Other devices were used, such as conspiracies fabricated or wildly exaggerated in order to justify the repression of the principal working-class organization, the FTRE. Its weekly journal, the Revista Social, was subject to censorship and occasional confiscation. In the last week of September 1882, the FTRE’s second congress was celebrated in Seville. A total of 209 sections and nearly 50,000 members were represented, mainly from Andalusia (30,000) and from Catalonia (13,000). The FTRE was portrayed by the authorities as a band of bloodthirsty revolutionaries. In fact, the organization’s immediate objective was the eight-hour day and its long-term ambition the collectivization of agriculture and industry. However, this relative moderation was undermined by the fact that members of the FTRE were being discriminated against by landowners and industrialists. In numerous towns, the alcaldes banned public meetings and the Civil Guard treated private ones as subversive. Accordingly, a breakaway group, Los Desheredados, advocated secret revolutionary action and the use of terrorism.13
A drought in the summer of 1881 led to crop failures across Andalusia but especially in the provinces of Cadiz and Seville. The consequent hunger the following winter saw landless labourers and their families begging in the streets of the towns. There were dramatic increases in the number of deaths from malnutrition and related illnesses such as measles, particularly among children.

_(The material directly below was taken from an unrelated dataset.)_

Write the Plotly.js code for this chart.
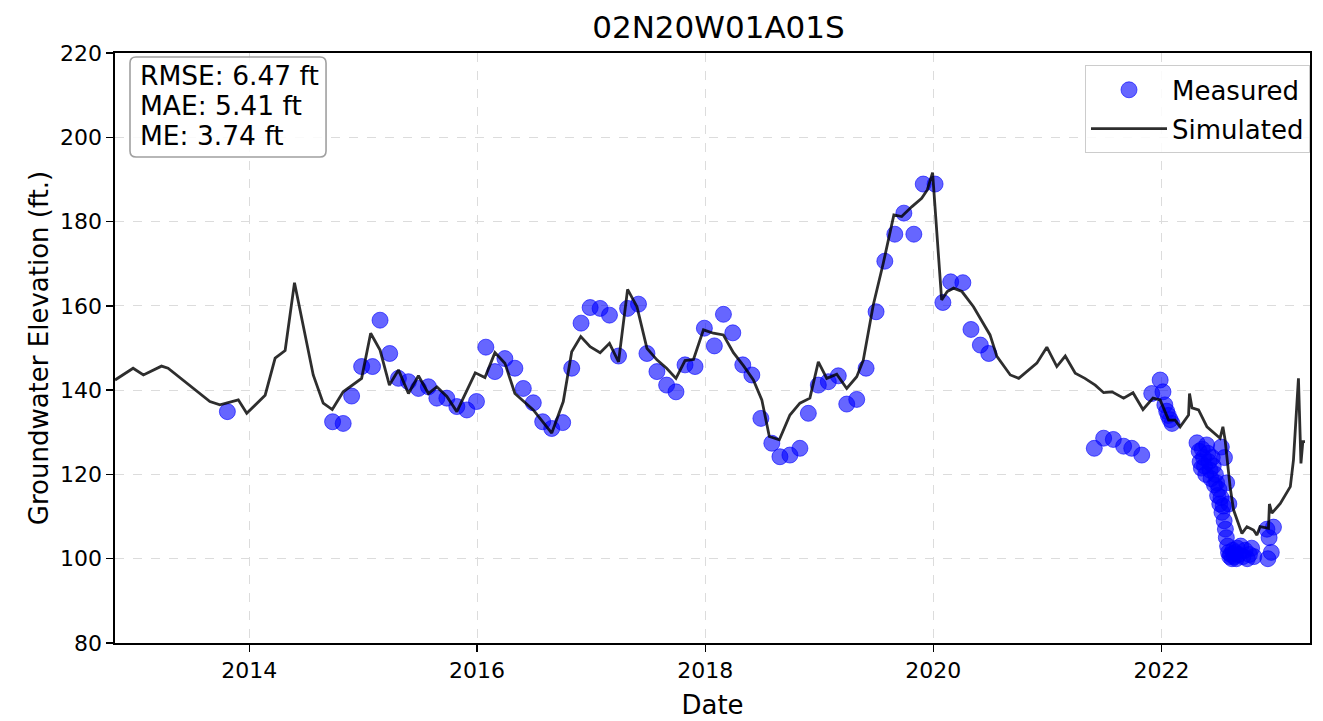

There were violent attacks on property, crop burning and sheep rustling, thefts from bakeries and other food shops and cases of banditry.14 There were some towns where the authorities vainly tried to raise funds to ameliorate the predicament of the starving labourers and isolated incidents of charitable donations for the poor. In some cases, municipal resources were used to finance road mending or irrigation projects to give work to the unemployed. More often, however, labourers were simply advised to seek work in other provinces. By the autumn of 1882, social tension had intensified notably. A wave of strikes was met by heavy-handed repression at the hands of a substantially reinforced Civil Guard. In Jerez, there were demonstrations by labourers demanding work which soon degenerated into food riots. In December 1892, four murders were registered in the area.15 The panic-stricken authorities seized the opportunity to claim that the killers in Jerez and the perpetrators of numerous other unconnected crimes, brawls and robberies belonged to the Mano Negra (Black Hand), a name referring to the dirty hands of manual labourers. The Mano Negra was said to be conspiring to avenge the crimes committed against the working class by the landowners. Allegedly, it aimed to wage war on the southern rich by means of murder, kidnappings and robbery. Furthermore, it was claimed that this secret organization had over 70,000 members. In this context, many workers were imprisoned on the basis of denunciations by a landlord, a magistrate or a Civil Guard, without any need for proof.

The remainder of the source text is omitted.